The lovely socks that I started knitting for mum when we went to Costa Rica have finally been completed, it's only taken a mere three and a bit months. They were knitted to the Jigsaw socks pattern on Pink monkey Knits, but someone at knitting club pointed out that the design looks like waves so I decided to call them 'Pacific Ocean Socks'. So now I can give some serious attention to a fair isle sweater that I started equally long ago.'Where Love Lies' by Julie Cohen was a bit of a strange acquisition, I picked it up from the library and had no memory of why I requested it, the cover image told me that it was not the kind of book I usually borrow. Having said that I spent the entire of my day off this week reading it, and didn't consider the day wasted.
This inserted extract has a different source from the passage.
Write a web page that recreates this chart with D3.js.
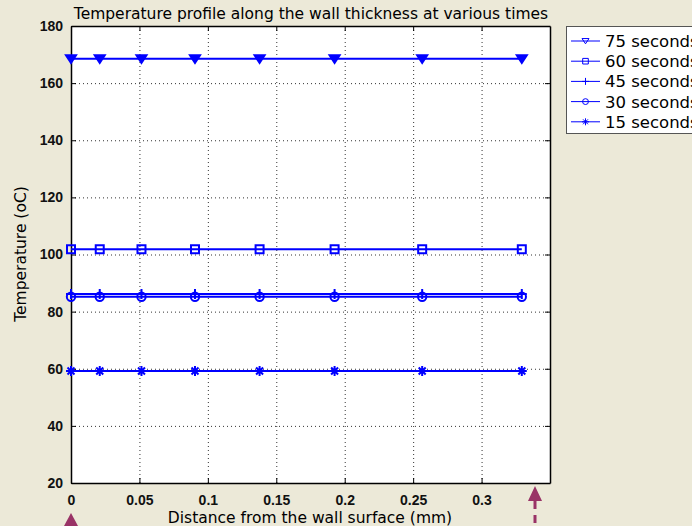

The plot was utterly predictable, I saw from the first chapter that she was going to have a brain tumour or something and that the whole thing was not going to be real. The relationship with the husband was very suspect, they were completely unsuited, he claimed to be trying to make her happy but had changed nothing about his life to be with her and expected her to fit in with a life that he had prearranged; it was creepy even though his family all seemed so nice. But I was entertained by her rather erratic behaviour and decision making, and the rather wild and reckless upbringing she had did go some way to explaining her approach to life. I think Julie Cohen was trying to do something cleverer than she was capable of with the story: the idea that can you be 'in love' because your brain is triggering old memories, and are they 'real' feelings, and as such are any emotions real since they are all just a product of chemical reactions in the brain. The trouble was that this rather more profound idea was only dwelt on briefly in passing as she considers the life saving surgery that will probably take the feelings away again. So, sorry, I've spoilt the story completely for anyone who likes her, but a pleasant enough way to pass the time, well written and engaging. Now back to Middlemarch and the trials of Dorothea (who started off very pious and irritating but is growing on me).
Saturday 23 August 2014
Books, socks and all that
'The Faraway Nearby' by Rebecca Solnit was requested on the strength of 'A Field Guide to Getting Lost' that I read last year. I guess this is an example of how your own mood affects how you react to a book. This one was a similarly meandering mix of stories and reminiscences but I found myself irritated by it. Partly in a process of reflecting about our adventure in Costa Rica I have been thinking about what is adventure and why have we become so obsessed with it. It is as if the whole 'living life to the full' and 'YOLO' culture has become so pervasive; that if you don't go out and travel and do exciting things then you are not really living, that you are wasting your life. This really could be the subject of a whole blog post ... but I fear becoming too hectoring so I will just say that some days it makes me want to crawl under a stone and stay there and be glad of my quiet, predictable, un-spontaneous life, it has a lot to recommend it. And why is it that people who write these kind of books invariably have poor relationships with their parents. Is there something the matter with have a nice secure childhood and getting on well with your mum and dad as adults. Maybe it means I have nothing to run away from or 'search for' but I think I am happy without the existential angst to be honest.